Little People
The art of collage has been an integral, if often over-used, part of the music scene ever since sampling first came into vogue, but few contemporary mixmasters can emulate an amphetamine-laced speed-through the satellite TV dial like DJ-producer Laurent Clerk, AKA Little People. Whatever he was watching and listening to while growing up in the Swiss Alps seems to have left him with somewhat of an attention deficit approach to programming hip-hop, skipping fast and randomly across an encyclopedic array of found sounds and electronic FX. It comes as no surprise to look up his bio and find that he’s long been into scoring offbeat indie film and stage productions, not to mention having his music heard in TV shows like the CSI franchise, which explains the cinematic grooves of his self-released 2006 debut Mickey Mouse Operation. That fragmented and then re-cemented sound is more evident than ever on the new album Landloper, his first release since 2015.

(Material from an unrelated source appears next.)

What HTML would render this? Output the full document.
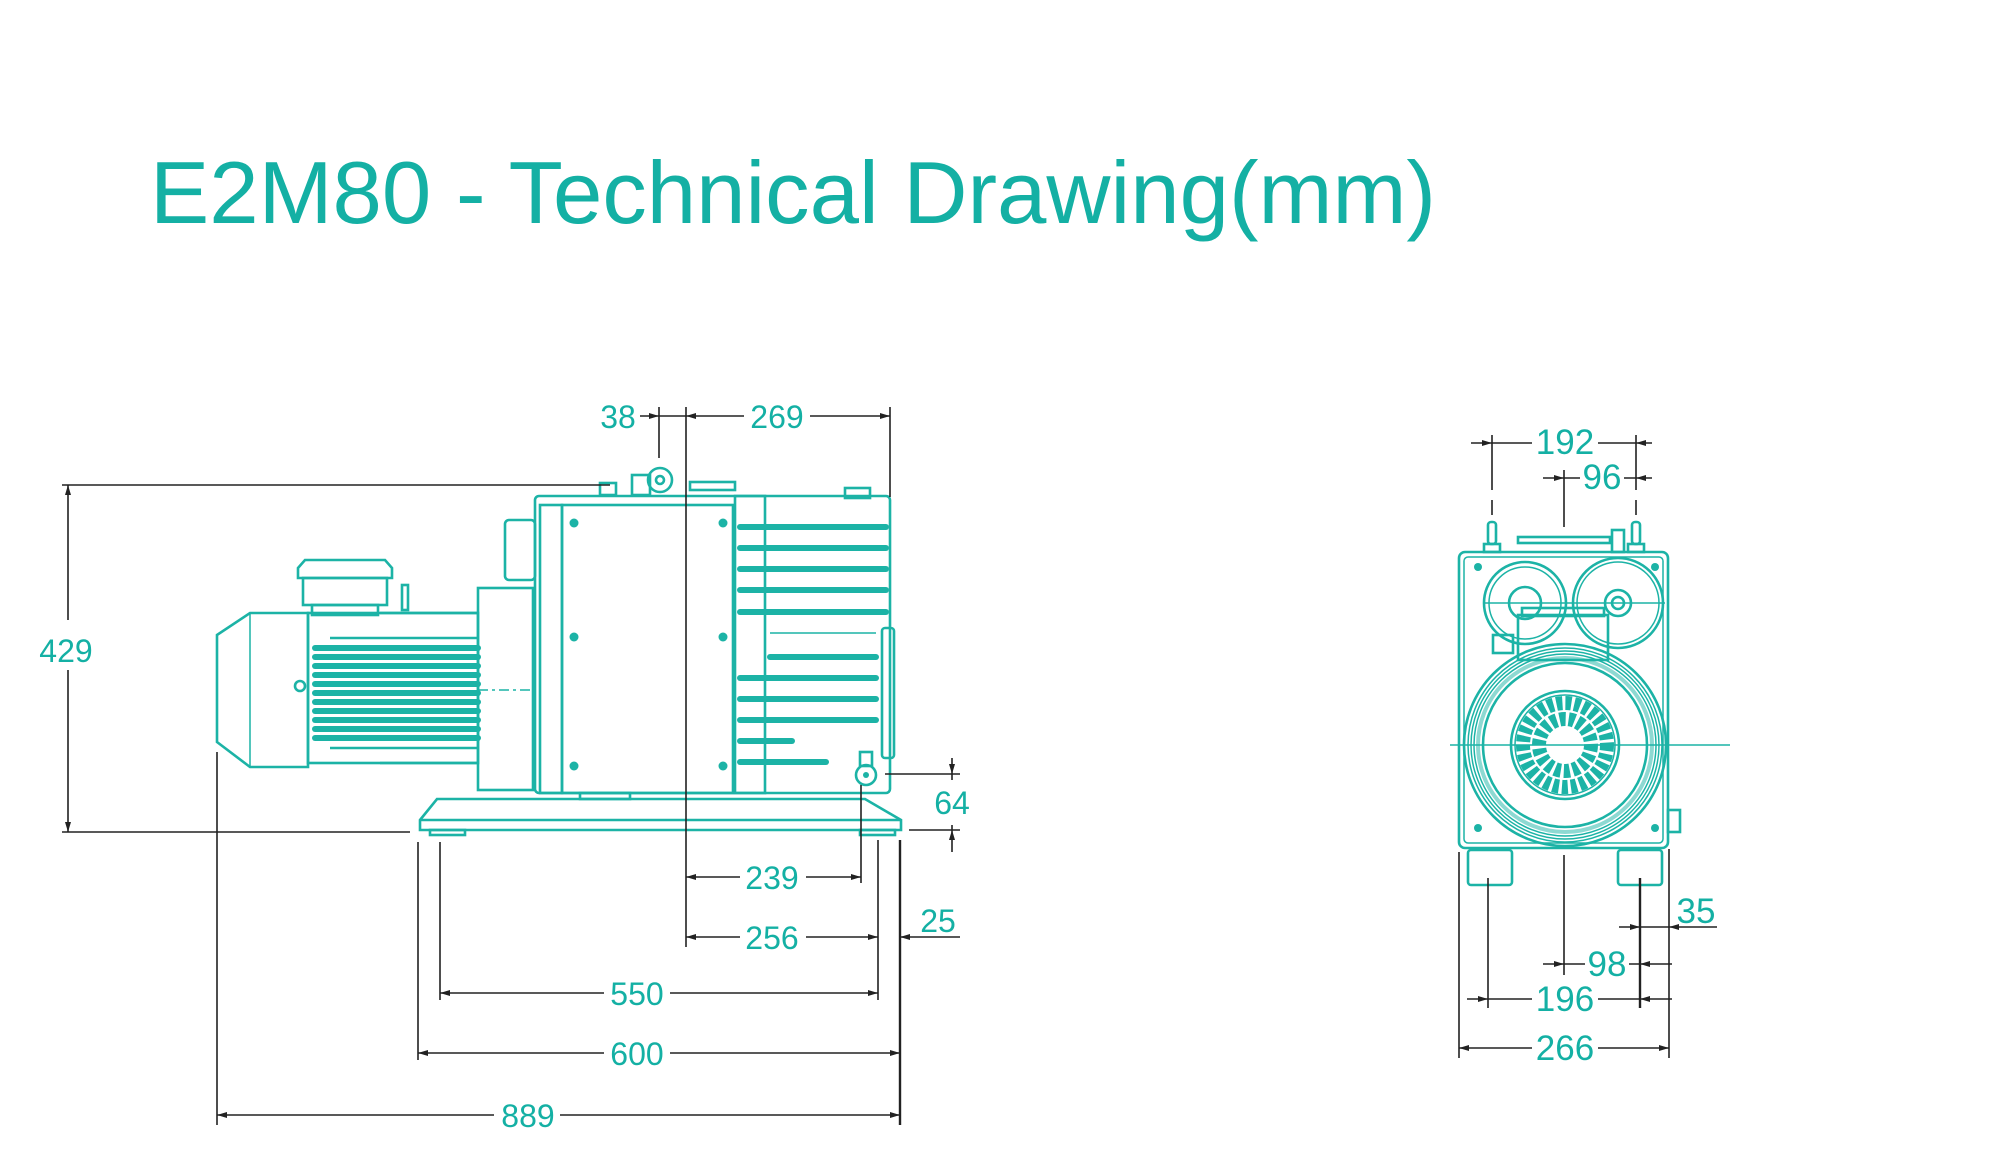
<!DOCTYPE html>
<html><head><meta charset="utf-8"><style>
html,body{margin:0;padding:0;background:#fff;}
svg{display:block;}
.t{font-family:"Liberation Sans",sans-serif;fill:#14b0a4;}
.d{stroke:#222;stroke-width:1.6;fill:none;}
.g{stroke:#1cb3a6;stroke-width:2.6;fill:none;}
.gt{stroke:#1cb3a6;stroke-width:1.5;fill:none;}
.gf{stroke:#1cb3a6;stroke-width:6;fill:none;stroke-linecap:round;}
.ah{fill:#222;}
</style></head><body>
<svg width="2000" height="1150" viewBox="0 0 2000 1150" xmlns="http://www.w3.org/2000/svg">
<text class="t" x="150" y="223" font-size="88" textLength="1286" lengthAdjust="spacingAndGlyphs">E2M80 - Technical Drawing(mm)</text>

<!-- ===== SIDE VIEW ===== -->
<path class="g" d="M308 613 L250 613 L217 635 L217 742 L250 767 L308 767 Z"/>
<line class="gt" x1="250" y1="613" x2="250" y2="767"/>
<rect class="g" x="308" y="613" width="170" height="150"/>
<g class="gf">
<line x1="315" y1="648" x2="478" y2="648"/><line x1="315" y1="657" x2="478" y2="657"/>
<line x1="315" y1="666" x2="478" y2="666"/><line x1="315" y1="675" x2="478" y2="675"/>
<line x1="315" y1="684" x2="478" y2="684"/><line x1="315" y1="693" x2="478" y2="693"/>
<line x1="315" y1="702" x2="478" y2="702"/><line x1="315" y1="711" x2="478" y2="711"/>
<line x1="315" y1="720" x2="478" y2="720"/><line x1="315" y1="729" x2="478" y2="729"/>
<line x1="315" y1="738" x2="478" y2="738"/>
</g>
<line class="g" x1="330" y1="638" x2="478" y2="638"/>
<line class="g" x1="330" y1="748" x2="478" y2="748"/>
<line class="g" x1="380" y1="613" x2="478" y2="613" stroke-width="6"/>
<line class="g" x1="380" y1="763" x2="478" y2="763" stroke-width="6"/>
<circle class="g" cx="300" cy="686" r="5"/>
<path class="g" d="M298 568 L305 560 L385 560 L392 568 L392 578 L298 578 Z"/>
<rect class="g" x="303" y="578" width="84" height="27"/>
<rect class="g" x="312" y="605" width="66" height="10"/>
<rect class="g" x="402" y="585" width="6" height="25"/>
<rect class="g" x="478" y="588" width="55" height="202"/>
<rect class="g" x="535" y="496" width="355" height="297" rx="4"/>
<rect class="g" x="562" y="505" width="171" height="288"/>
<rect class="g" x="540" y="505" width="22" height="288"/>
<rect class="g" x="505" y="520" width="30" height="60" rx="4"/>
<g fill="#1cb3a6"><circle cx="574" cy="523" r="4.5"/><circle cx="574" cy="637" r="4.5"/><circle cx="574" cy="766" r="4.5"/>
<circle cx="723" cy="523" r="4.5"/><circle cx="723" cy="637" r="4.5"/><circle cx="723" cy="766" r="4.5"/></g>
<rect class="g" x="735" y="496" width="30" height="297"/>
<g class="gf">
<line x1="740" y1="527" x2="886" y2="527"/><line x1="740" y1="548" x2="886" y2="548"/>
<line x1="740" y1="569" x2="886" y2="569"/><line x1="740" y1="590" x2="886" y2="590"/>
<line x1="740" y1="612" x2="886" y2="612"/>
<line x1="770" y1="657" x2="876" y2="657"/><line x1="740" y1="678" x2="876" y2="678"/>
<line x1="740" y1="699" x2="876" y2="699"/><line x1="740" y1="720" x2="876" y2="720"/>
<line x1="740" y1="741" x2="792" y2="741"/><line x1="740" y1="762" x2="826" y2="762"/>
</g>
<line class="gt" x1="770" y1="633" x2="876" y2="633"/>
<rect class="g" x="882" y="628" width="12" height="130" rx="3"/>
<circle class="g" cx="660" cy="480" r="12"/><circle class="g" cx="660" cy="480" r="4"/>
<rect class="g" x="632" y="475" width="18" height="20"/>
<rect class="g" x="690" y="482" width="45" height="8"/>
<rect class="g" x="600" y="483" width="16" height="12"/>
<rect class="g" x="845" y="488" width="25" height="10"/>
<circle class="g" cx="866" cy="775" r="10"/><circle fill="#1cb3a6" cx="866" cy="775" r="3"/>
<rect class="g" x="860" y="752" width="12" height="14"/>
<path class="g" d="M437 799 L865 799 L901 820 L901 830 L420 830 L420 820 Z"/>
<line class="g" x1="420" y1="820" x2="901" y2="820"/>
<rect class="g" x="430" y="830" width="35" height="5"/><rect class="g" x="860" y="830" width="35" height="5"/>
<rect class="g" x="580" y="793" width="50" height="6"/>

<line class="d" x1="686" y1="407" x2="686" y2="947" stroke-width="2"/>
<line class="gt" x1="478" y1="690" x2="535" y2="690" stroke-dasharray="10 4 3 4"/>

<g class="d">
<line x1="62" y1="485" x2="610" y2="485"/>
<line x1="62" y1="832" x2="410" y2="832"/>
<line x1="68" y1="485" x2="68" y2="620"/><line x1="68" y1="670" x2="68" y2="832"/>
<line x1="640" y1="416" x2="890" y2="416"/>
<line x1="659" y1="407" x2="659" y2="458"/>
<line x1="890" y1="407" x2="890" y2="497"/>
<line x1="885" y1="774" x2="960" y2="774"/>
<line x1="909" y1="830" x2="960" y2="830"/>
<line x1="952" y1="758" x2="952" y2="780"/><line x1="952" y1="825" x2="952" y2="852"/>
<line x1="686" y1="877" x2="861" y2="877"/>
<line x1="861" y1="785" x2="861" y2="883"/>
<line x1="686" y1="937" x2="878" y2="937"/>
<line x1="900" y1="937" x2="960" y2="937"/>
<line x1="878" y1="840" x2="878" y2="1000"/>
<line x1="900" y1="840" x2="900" y2="1125" stroke-width="2.4"/>
<line x1="440" y1="993" x2="878" y2="993"/>
<line x1="440" y1="842" x2="440" y2="1000"/>
<line x1="418" y1="1053" x2="900" y2="1053"/>
<line x1="418" y1="842" x2="418" y2="1060"/>
<line x1="217" y1="1115" x2="900" y2="1115"/>
<line x1="217" y1="752" x2="217" y2="1125"/>
</g>
<g class="ah">
<path d="M68 485 l-3 10 h6z"/><path d="M68 832 l-3 -10 h6z"/>
<path d="M659 416 l-10 -3 v6z"/><path d="M686 416 l10 -3 v6z"/><path d="M890 416 l-10 -3 v6z"/>
<path d="M952 774 l-3 -10 h6z"/><path d="M952 830 l-3 10 h6z"/>
<path d="M686 877 l10 -3 v6z"/><path d="M861 877 l-10 -3 v6z"/>
<path d="M686 937 l10 -3 v6z"/><path d="M878 937 l-10 -3 v6z"/><path d="M900 937 l10 -3 v6z"/>
<path d="M440 993 l10 -3 v6z"/><path d="M878 993 l-10 -3 v6z"/>
<path d="M418 1053 l10 -3 v6z"/><path d="M900 1053 l-10 -3 v6z"/>
<path d="M217 1115 l10 -3 v6z"/><path d="M900 1115 l-10 -3 v6z"/>
</g>
<g class="t" font-size="32" text-anchor="middle">
<rect x="30" y="625" width="70" height="42" fill="#fff"/>
<text x="66" y="662">429</text>
<text x="618" y="428">38</text>
<rect x="744" y="400" width="66" height="30" fill="#fff"/>
<text x="777" y="428">269</text>
<text x="952" y="814">64</text>
<rect x="740" y="860" width="66" height="30" fill="#fff"/>
<text x="772" y="889">239</text>
<rect x="740" y="920" width="66" height="30" fill="#fff"/>
<text x="772" y="949">256</text>
<text x="938" y="932">25</text>
<rect x="604" y="976" width="66" height="30" fill="#fff"/>
<text x="637" y="1005">550</text>
<rect x="604" y="1036" width="66" height="30" fill="#fff"/>
<text x="637" y="1065">600</text>
<rect x="494" y="1098" width="66" height="30" fill="#fff"/>
<text x="528" y="1127">889</text>
</g>

<!-- ===== FRONT VIEW ===== -->
<rect class="g" x="1459" y="552" width="209" height="296" rx="6"/>
<rect class="gt" x="1464" y="557" width="199" height="286" rx="4"/>
<circle class="g" cx="1525" cy="603" r="41"/><circle class="gt" cx="1525" cy="603" r="36"/>
<circle class="g" cx="1525" cy="603" r="16"/>
<circle class="g" cx="1618" cy="603" r="45"/><circle class="gt" cx="1618" cy="603" r="41"/>
<circle class="g" cx="1618" cy="603" r="13"/><circle class="g" cx="1618" cy="603" r="6"/>
<circle class="g" cx="1565" cy="745" r="101"/><circle class="gt" cx="1565" cy="745" r="97"/>
<circle class="gt" cx="1565" cy="745" r="94"/><circle class="gt" cx="1565" cy="745" r="91"/>
<circle cx="1565" cy="745" r="87" fill="none" stroke="#1cb3a6" stroke-width="4" opacity="0.5"/>
<circle class="g" cx="1565" cy="745" r="82"/>
<circle class="g" cx="1565" cy="745" r="54"/><circle class="gt" cx="1565" cy="745" r="50"/>
<g fill="#1cb3a6">
<circle cx="1565" cy="745" r="42" fill="none" stroke="#1cb3a6" stroke-width="14" stroke-dasharray="6 3"/>
<circle cx="1565" cy="745" r="26" fill="none" stroke="#1cb3a6" stroke-width="14" stroke-dasharray="6 3"/>
<circle cx="1478" cy="567" r="4"/><circle cx="1655" cy="567" r="4"/><circle cx="1478" cy="828" r="4"/><circle cx="1655" cy="828" r="4"/>
</g>
<rect class="g" x="1518" y="615" width="90" height="45" fill="#fff"/>
<rect class="g" x="1522" y="608" width="82" height="8" fill="#fff"/>
<rect class="g" x="1493" y="635" width="20" height="18"/>
<rect class="g" x="1488" y="522" width="8" height="22" rx="3"/><rect class="g" x="1484" y="544" width="16" height="8"/>
<rect class="g" x="1632" y="522" width="8" height="22" rx="3"/><rect class="g" x="1628" y="544" width="16" height="8"/>
<rect class="g" x="1518" y="537" width="92" height="6"/>
<rect class="g" x="1612" y="530" width="12" height="22"/>
<rect class="g" x="1468" y="850" width="44" height="35" rx="3"/>
<rect class="g" x="1618" y="850" width="44" height="35" rx="3"/>
<rect class="g" x="1668" y="810" width="12" height="22"/>
<line class="gt" x1="1450" y1="745" x2="1730" y2="745"/>
<line class="gt" x1="1485" y1="603" x2="1665" y2="603"/>
<g class="d">
<line x1="1471" y1="443" x2="1652" y2="443"/>
<line x1="1492" y1="435" x2="1492" y2="490"/><line x1="1492" y1="500" x2="1492" y2="515" />
<line x1="1636" y1="435" x2="1636" y2="490"/><line x1="1636" y1="500" x2="1636" y2="515"/>
<line x1="1543" y1="478" x2="1652" y2="478"/>
<line x1="1564" y1="470" x2="1564" y2="527"/>
<line x1="1564" y1="855" x2="1564" y2="975"/>
<line x1="1619" y1="927" x2="1717" y2="927"/>
<line x1="1543" y1="964" x2="1672" y2="964"/>
<line x1="1467" y1="999" x2="1672" y2="999"/>
<line x1="1459" y1="1048" x2="1669" y2="1048"/>
<line x1="1459" y1="852" x2="1459" y2="1058"/>
<line x1="1669" y1="849" x2="1669" y2="1058"/>
<line x1="1488" y1="878" x2="1488" y2="1008"/>
<line x1="1640" y1="878" x2="1640" y2="1008" stroke-width="2.4"/>
</g>
<g class="ah">
<path d="M1492 443 l-10 -3 v6z"/><path d="M1636 443 l10 -3 v6z"/>
<path d="M1564 478 l-10 -3 v6z"/><path d="M1636 478 l10 -3 v6z"/>
<path d="M1640 927 l-10 -3 v6z"/><path d="M1669 927 l10 -3 v6z"/>
<path d="M1564 964 l-10 -3 v6z"/><path d="M1640 964 l10 -3 v6z"/>
<path d="M1488 999 l-10 -3 v6z"/><path d="M1640 999 l10 -3 v6z"/>
<path d="M1459 1048 l10 -3 v6z"/><path d="M1669 1048 l-10 -3 v6z"/>
</g>
<g class="t" font-size="35" text-anchor="middle">
<rect x="1532" y="425" width="66" height="32" fill="#fff"/>
<text x="1565" y="454">192</text>
<rect x="1580" y="460" width="44" height="32" fill="#fff"/>
<text x="1602" y="489">96</text>
<text x="1696" y="923">35</text>
<rect x="1585" y="946" width="44" height="32" fill="#fff"/>
<text x="1607" y="976">98</text>
<rect x="1532" y="982" width="66" height="32" fill="#fff"/>
<text x="1565" y="1011">196</text>
<rect x="1532" y="1031" width="66" height="32" fill="#fff"/>
<text x="1565" y="1060">266</text>
</g>
</svg>
</body></html>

Though still built upon a waterbed of slushing and shifting instrumental base tracks, he’s now experimenting with several vocal collaborators, even though the mixing tends to chop up the singers’ contributions into unrecognizable puzzle pieces. Tracks such as the lead single “Skies Turn Blue” (featuring Tif Lamson of Givers) and the seven minute “Slow Shimmer” are surprisingly pastoral and almost acoustic, possibly due to lingering inspirations from his temporary relocation from England to Portland, Oregon. He didn’t exactly don flannel-with-a-dickie-sewn-in or start an alien abductee alumni club while stateside, but you know he didn’t stand out from anyone else at the local Starbucks until given away by his lilting British-Swiss accent. Now back in the UK, he’s getting ready to hit the road for a Landloper tour that brings him to the Soda Bar on April 11.